=== Goal of the exercise ===
Within the records below, reproduce without change the lines from the line that has "The picture is" through the line that has "90, 95, 99];", and only those.

/---

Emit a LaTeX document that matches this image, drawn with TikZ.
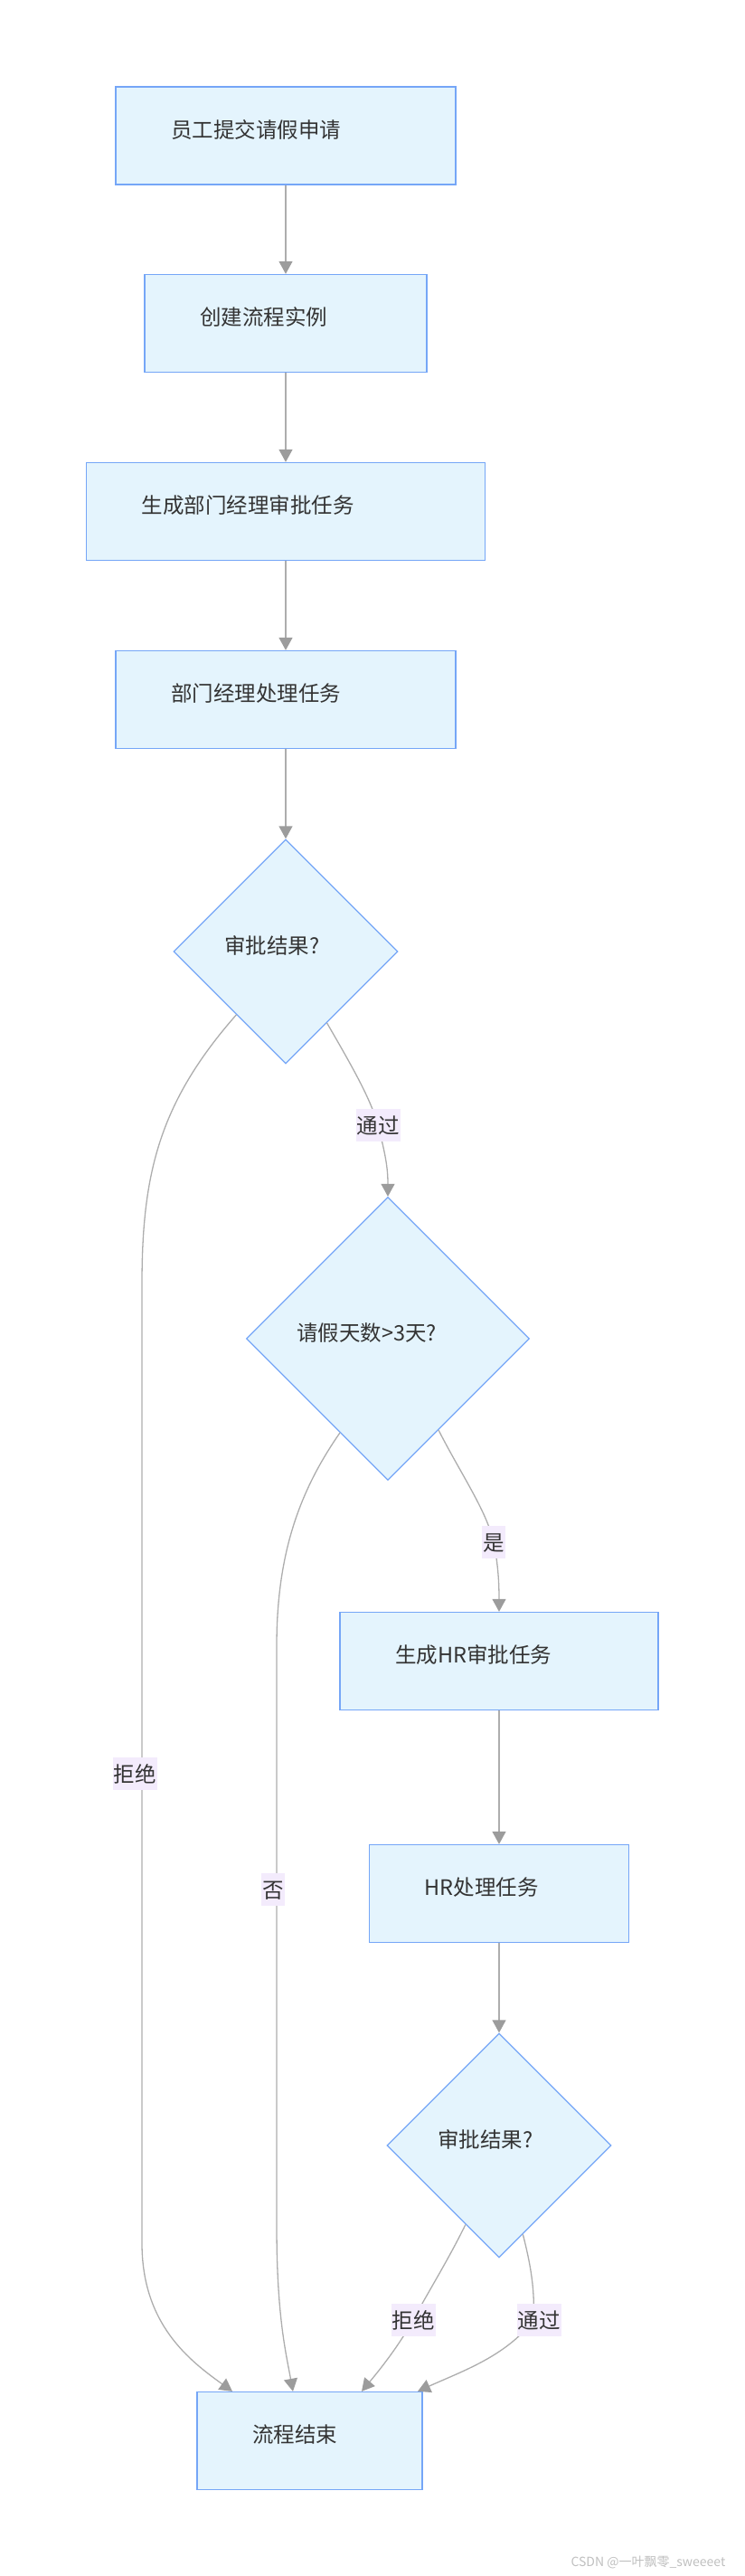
\documentclass[tikz,border=0pt]{standalone}
\usepackage{fontspec}
\setmainfont{Noto Sans CJK SC}
\usepackage{xcolor}
\usetikzlibrary{arrows.meta, shapes.geometric}

\definecolor{boxfill}{HTML}{E4F4FD}
\definecolor{boxline}{HTML}{75A6F7}
\definecolor{edgegray}{HTML}{ADADAD}
\definecolor{tipgray}{HTML}{9C9C9C}
\definecolor{lblbg}{HTML}{F3EBFC}
\definecolor{txtgray}{HTML}{333333}

\begin{document}
\begin{tikzpicture}[x=1pt, y=-1pt,
            base/.style={text=txtgray, font=\fontsize{23.5}{28}\selectfont},
            proc/.style={base, rectangle, draw=boxline, fill=boxfill, line width=1.3pt, minimum height=108pt, inner xsep=61pt, inner ysep=0pt, align=left, text height=16pt, text depth=12pt},
            decide/.style={base, diamond, aspect=1, draw=boxline, fill=boxfill, line width=1.3pt, inner sep=0pt, align=left, text height=16pt, text depth=12pt},
            elbl/.style={base, fill=lblbg, inner xsep=1pt, inner ysep=0pt, minimum height=36pt, text height=20pt, text depth=2pt},
            flow/.style={draw=edgegray, line width=1.3pt, -{Triangle[length=14pt, width=15pt, color=tipgray]}},
        ]
        \useasboundingbox (0,0) rectangle (824,2848);
        % main line
        \node[proc, text width=254pt] (apply) at (316,150) {员工提交请假申请};
        \node[proc, text width=190pt] (create) at (316,357.5) {创建流程实例};
        \node[proc, text width=319pt] (mgrtask) at (316,565.5) {生成部门经理审批任务};
        \node[proc, text width=254pt] (mgrdo) at (316,773.5) {部门经理处理任务};
        \node[decide, text width=136pt, minimum width=248pt, minimum height=248pt] (chk1) at (316,1052) {审批结果?};
        \node[decide, text width=202pt, minimum width=313pt, minimum height=313pt] (days) at (429,1480) {请假天数>3天?};
        % HR branch
        \node[proc, text width=230pt] (hrtask) at (552,1836.5) {生成HR审批任务};
        \node[proc, text width=165pt] (hrdo) at (552,2093.5) {HR处理任务};
        \node[decide, text width=136pt, minimum width=248pt, minimum height=248pt] (chk2) at (552,2372) {审批结果?};
        \node[proc, text width=127pt] (done) at (342.5,2698.5) {流程结束};

        \draw[flow] (apply) -- (create);
        \draw[flow] (create) -- (mgrtask);
        \draw[flow] (mgrtask) -- (mgrdo);
        \draw[flow] (mgrdo) -- (chk1);
        \draw[flow] (chk1.-60) .. controls (390,1180) and (410,1215) .. (418,1244) node[elbl] {通过}
            .. controls (426,1275) and (429,1290) .. (days.north);
        \draw[flow] (chk1.-128) .. controls (175,1220) and (157,1300) .. (157,1420)
            -- (157,1961) node[elbl, xshift=-8pt] {拒绝}
            -- (157,2480) .. controls (157,2570) and (210,2610) .. ([xshift=-85.5pt]done.north);
        \draw[flow] (days.-117) .. controls (330,1650) and (306,1720) .. (306,1820)
            -- (306,2089) node[elbl, xshift=-4pt] {否}
            -- (306,2460) .. controls (306,2560) and (316,2600) .. ([xshift=-18.5pt]done.north);
        \draw[flow] (days.-61) .. controls (510,1630) and (538,1670) .. (546,1705) node[elbl] {是}
            .. controls (551,1730) and (552,1750) .. (hrtask.north);
        \draw[flow] (hrtask) -- (hrdo);
        \draw[flow] (hrdo) -- (chk2);
        \draw[flow] (chk2.-113) .. controls (495,2500) and (470,2540) .. (457,2565) node[elbl] {拒绝}
            .. controls (440,2595) and (420,2620) .. ([xshift=57.5pt]done.north);
        \draw[flow] (chk2.-75) .. controls (586,2500) and (592,2530) .. (590,2565) node[elbl, xshift=6pt] {通过}
            .. controls (560,2605) and (510,2622) .. ([xshift=119.5pt]done.north);

        \node[anchor=west, text=black!25, font=\fontsize{14}{16}\selectfont] (mark) at (628,2833) {CSDN @一叶飘零\_sweeeet};
    \end{tikzpicture}
\end{document}
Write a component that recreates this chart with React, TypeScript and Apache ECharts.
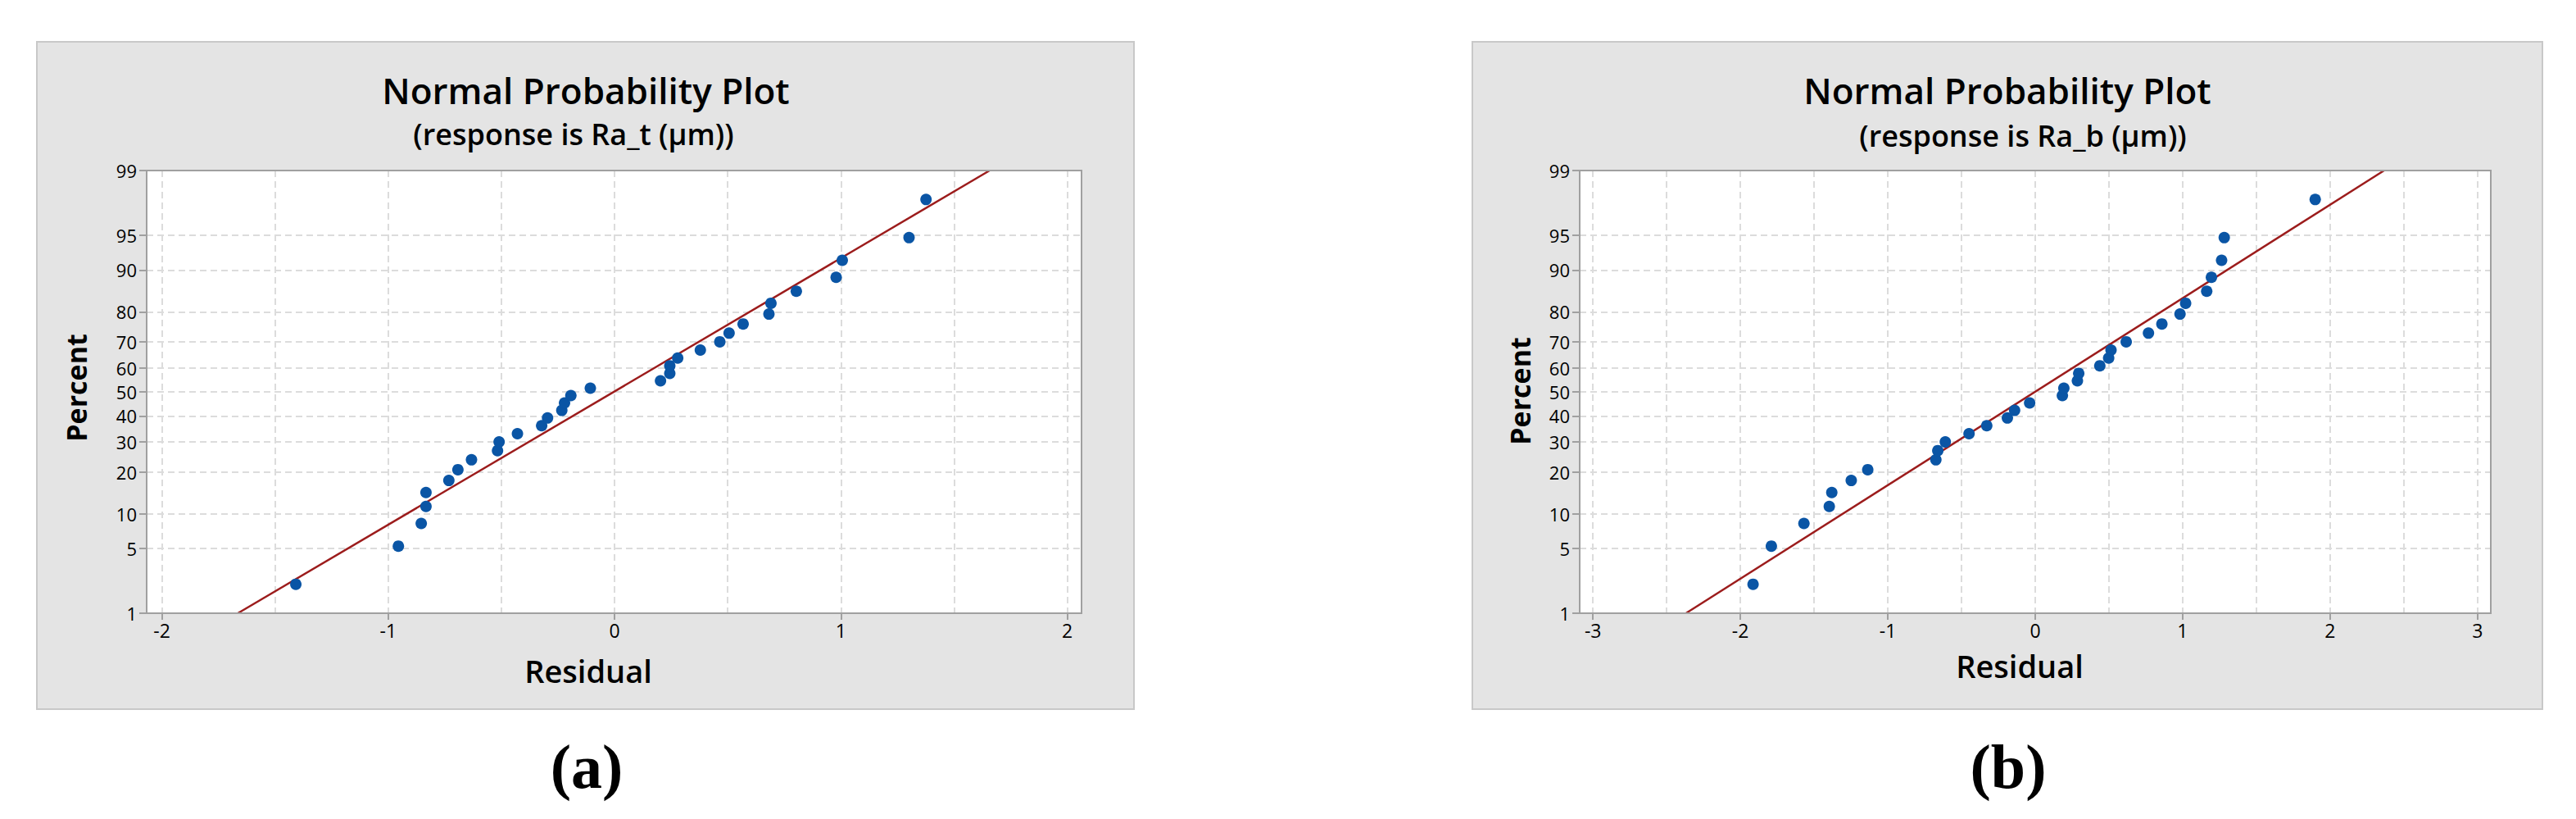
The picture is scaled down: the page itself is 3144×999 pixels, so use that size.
import React, { useEffect, useRef } from "react";
import * as echarts from "echarts";

// ---- data read from the reference ----
const percentTicks = [1, 5, 10, 20, 30, 40, 50, 60, 70, 80, 90, 95, 99];

const xTicksA = [-2, -1, 0, 1, 2];
const xGridA = [-2, -1.5, -1, -0.5, 0, 0.5, 1, 1.5, 2];
const xTicksB = [-3, -2, -1, 0, 1, 2, 3];
const xGridB = [-3, -2.5, -2, -1.5, -1, -0.5, 0, 0.5, 1, 1.5, 2, 2.5, 3];

const percents = [
  2.16, 5.25, 8.33, 11.42, 14.51, 17.59, 20.68, 23.77, 26.85, 29.94, 33.02,
  36.11, 39.2, 42.28, 45.37, 48.46, 51.54, 54.63, 57.72, 60.8, 63.89, 66.98,
  70.06, 73.15, 76.23, 79.32, 82.41, 85.49, 88.58, 91.67, 94.75, 97.84,
];

const residualsA = [
  -1.408, -0.955, -0.854, -0.833, -0.833, -0.732, -0.692, -0.632, -0.517,
  -0.51, -0.429, -0.322, -0.296, -0.233, -0.221, -0.193, -0.107, 0.203, 0.244,
  0.244, 0.279, 0.379, 0.465, 0.506, 0.568, 0.682, 0.691, 0.803, 0.979, 1.006,
  1.301, 1.376,
];

const residualsB = [
  -1.914, -1.79, -1.569, -1.397, -1.38, -1.248, -1.136, -0.674, -0.661, -0.61,
  -0.449, -0.329, -0.189, -0.14, -0.038, 0.184, 0.194, 0.286, 0.295, 0.438,
  0.498, 0.514, 0.617, 0.768, 0.859, 0.982, 1.02, 1.163, 1.195, 1.264, 1.282,
  1.899,
];

// fitted lines: [residual, percent]
const fitLineA = [
  [-1.664, 1],
  [1.657, 99],
];
const fitLineB = [
  [-2.369, 1],
  [2.366, 99],
];

const xRangeA = [-2.067, 2.063];
const xRangeB = [-3.09, 3.09];

// ---- probability scale (inverse normal CDF) ----
function probit(pct: number): number {
  const p = pct / 100;
  const a = [-3.969683028665376e1, 2.209460984245205e2, -2.759285104469687e2, 1.38357751867269e2, -3.066479806614716e1, 2.506628277459239];
  const b = [-5.447609879822406e1, 1.615858368580409e2, -1.556989798598866e2, 6.680131188771972e1, -1.328068155288572e1];
  const c = [-7.784894002430293e-3, -3.223964580411365e-1, -2.400758277161838, -2.549671010229528, 4.374664141464968, 2.938163982698783];
  const d = [7.784695709041462e-3, 3.224671290700398e-1, 2.445134137142996, 3.754408661907416];
  const pl = 0.02425;
  const tail = (pp: number) => {
    const q = Math.sqrt(-2 * Math.log(pp));
    return (((((c[0] * q + c[1]) * q + c[2]) * q + c[3]) * q + c[4]) * q + c[5]) /
      ((((d[0] * q + d[1]) * q + d[2]) * q + d[3]) * q + 1);
  };
  if (p < pl) return tail(p);
  if (p > 1 - pl) return -tail(1 - p);
  const q = p - 0.5;
  const r = q * q;
  return ((((((a[0] * r + a[1]) * r + a[2]) * r + a[3]) * r + a[4]) * r + a[5]) * q) /
    (((((b[0] * r + b[1]) * r + b[2]) * r + b[3]) * r + b[4]) * r + 1);
}

const FONT = "'Open Sans', 'Noto Sans', sans-serif";
const AXIS_COLOR = "#a0a0a0";
const GRID_COLOR = "#dcdcdc";
const POINT_COLOR = "#0a55a5";
const LINE_COLOR = "#9c1c1c";

const yTickValues = percentTicks.map((p) => probit(p));
const yMin = probit(1);
const yMax = probit(99);

function yLabel(v: number): string {
  let best = 0;
  let bd = Infinity;
  yTickValues.forEach((t, i) => {
    const dd = Math.abs(t - v);
    if (dd < bd) {
      bd = dd;
      best = i;
    }
  });
  return String(percentTicks[best]);
}

function makeXAxes(gridIndex: number, range: number[], ticks: number[], grid: number[]) {
  return [
    {
      gridIndex,
      type: "value",
      min: range[0],
      max: range[1],
      position: "bottom",
      axisLine: { show: true, onZero: false, lineStyle: { color: AXIS_COLOR, width: 2 } },
      axisTick: { show: true, customValues: ticks, length: 8, lineStyle: { color: AXIS_COLOR, width: 2 } },
      axisLabel: { show: true, customValues: ticks, color: "#000", fontSize: 23, fontFamily: FONT, margin: 9 },
      splitLine: { show: false },
    },
    {
      gridIndex,
      type: "value",
      min: range[0],
      max: range[1],
      position: "top",
      axisLine: { show: false },
      axisTick: { show: false, customValues: grid },
      axisLabel: { show: false },
      splitLine: { show: true, lineStyle: { color: GRID_COLOR, width: 2, type: [8, 5] } },
    },
  ];
}

function makeYAxis(gridIndex: number) {
  return {
    gridIndex,
    type: "value",
    min: yMin,
    max: yMax,
    axisLine: { show: true, onZero: false, lineStyle: { color: AXIS_COLOR, width: 2 } },
    axisTick: { show: true, customValues: yTickValues, length: 9, lineStyle: { color: AXIS_COLOR, width: 2 } },
    axisLabel: {
      show: true,
      customValues: yTickValues,
      formatter: (v: number) => yLabel(v),
      color: "#000",
      fontSize: 22,
      fontFamily: FONT,
      margin: 12,
    },
    splitLine: { show: true, lineStyle: { color: GRID_COLOR, width: 2, type: [8, 5] } },
  };
}

function text(x: number, y: number, str: string, size: number, weight: any, extra: any = {}) {
  return {
    type: "text",
    x,
    y,
    z: 50,
    style: {
      text: str,
      fontSize: size,
      fontWeight: weight,
      fontFamily: FONT,
      fill: "#000",
      textAlign: "center",
      textVerticalAlign: "middle",
    },
    ...extra,
  };
}

function serifLabel(x: number, y: number, str: string) {
  return {
    type: "text",
    x,
    y,
    style: {
      text: str,
      fontSize: 76,
      fontWeight: "bold",
      fontFamily: "'Liberation Serif', 'DejaVu Serif', serif",
      fill: "#000",
      textAlign: "center",
      textVerticalAlign: "middle",
    },
  };
}

function plotBorder(x: number, y: number, w: number, h: number) {
  return {
    type: "rect",
    z: 100,
    silent: true,
    shape: { x, y, width: w, height: h },
    style: { fill: "none", stroke: AXIS_COLOR, lineWidth: 2 },
  };
}

export default function App() {
  const ref = useRef<HTMLDivElement>(null);
  useEffect(() => {
    if (!ref.current) return;
    const chart = echarts.init(ref.current, undefined, { renderer: "svg" });
    const option: any = {
      animation: false,
      backgroundColor: "#ffffff",
      grid: [
        { left: 179, top: 208, width: 1141, height: 540, show: false },
        { left: 1928, top: 208, width: 1112, height: 540, show: false },
      ],
      xAxis: [
        ...makeXAxes(0, xRangeA, xTicksA, xGridA),
        ...makeXAxes(1, xRangeB, xTicksB, xGridB),
      ],
      yAxis: [makeYAxis(0), makeYAxis(1)],
      series: [
        {
          type: "line",
          xAxisIndex: 0,
          yAxisIndex: 0,
          data: fitLineA.map((d) => [d[0], probit(d[1])]),
          showSymbol: false,
          lineStyle: { color: LINE_COLOR, width: 2.5 },
          z: 3,
        },
        {
          type: "scatter",
          xAxisIndex: 0,
          yAxisIndex: 0,
          data: residualsA.map((r, i) => [r, probit(percents[i])]),
          symbolSize: 14,
          itemStyle: { color: POINT_COLOR, opacity: 1 },
          z: 4,
        },
        {
          type: "line",
          xAxisIndex: 2,
          yAxisIndex: 1,
          data: fitLineB.map((d) => [d[0], probit(d[1])]),
          showSymbol: false,
          lineStyle: { color: LINE_COLOR, width: 2.5 },
          z: 3,
        },
        {
          type: "scatter",
          xAxisIndex: 2,
          yAxisIndex: 1,
          data: residualsB.map((r, i) => [r, probit(percents[i])]),
          symbolSize: 14,
          itemStyle: { color: POINT_COLOR, opacity: 1 },
          z: 4,
        },
      ],
      graphic: [
        {
          type: "rect",
          z: -100,
          shape: { x: 45, y: 51, width: 1339, height: 814 },
          style: { fill: "#e4e4e4", stroke: "#c8c8c8", lineWidth: 2 },
        },
        {
          type: "rect",
          z: -100,
          shape: { x: 1797, y: 51, width: 1306, height: 814 },
          style: { fill: "#e4e4e4", stroke: "#c8c8c8", lineWidth: 2 },
        },
        {
          type: "rect",
          z: -90,
          shape: { x: 179, y: 208, width: 1141, height: 540 },
          style: { fill: "#ffffff" },
        },
        {
          type: "rect",
          z: -90,
          shape: { x: 1928, y: 208, width: 1112, height: 540 },
          style: { fill: "#ffffff" },
        },
        plotBorder(179, 208, 1141, 540),
        plotBorder(1928, 208, 1112, 540),
        text(715, 110, "Normal Probability Plot", 44, 600),
        text(700, 163, "(response is Ra_t (µm))", 36, 600),
        text(2450, 110, "Normal Probability Plot", 44, 600),
        text(2469, 165, "(response is Ra_b (µm))", 36, 600),
        text(718, 818, "Residual", 38, 600),
        text(2465, 812, "Residual", 38, 600),
        text(93, 473, "Percent", 34, 700, { rotation: Math.PI / 2 }),
        text(1855, 477, "Percent", 34, 700, { rotation: Math.PI / 2 }),
        serifLabel(716, 935, "(a)"),
        serifLabel(2451, 935, "(b)"),
      ],
    };
    chart.setOption(option);
    return () => chart.dispose();
  }, []);
  return (
    <div
      ref={ref}
      style={{ position: "fixed", left: 0, top: 0, width: 3144, height: 999, background: "#fff" }}
    />
  );
}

\---

=== Response to the exercise ===
The picture is scaled down: the page itself is 3144×999 pixels, so use that size.
import React, { useEffect, useRef } from "react";
import * as echarts from "echarts";

// ---- data read from the reference ----
const percentTicks = [1, 5, 10, 20, 30, 40, 50, 60, 70, 80, 90, 95, 99];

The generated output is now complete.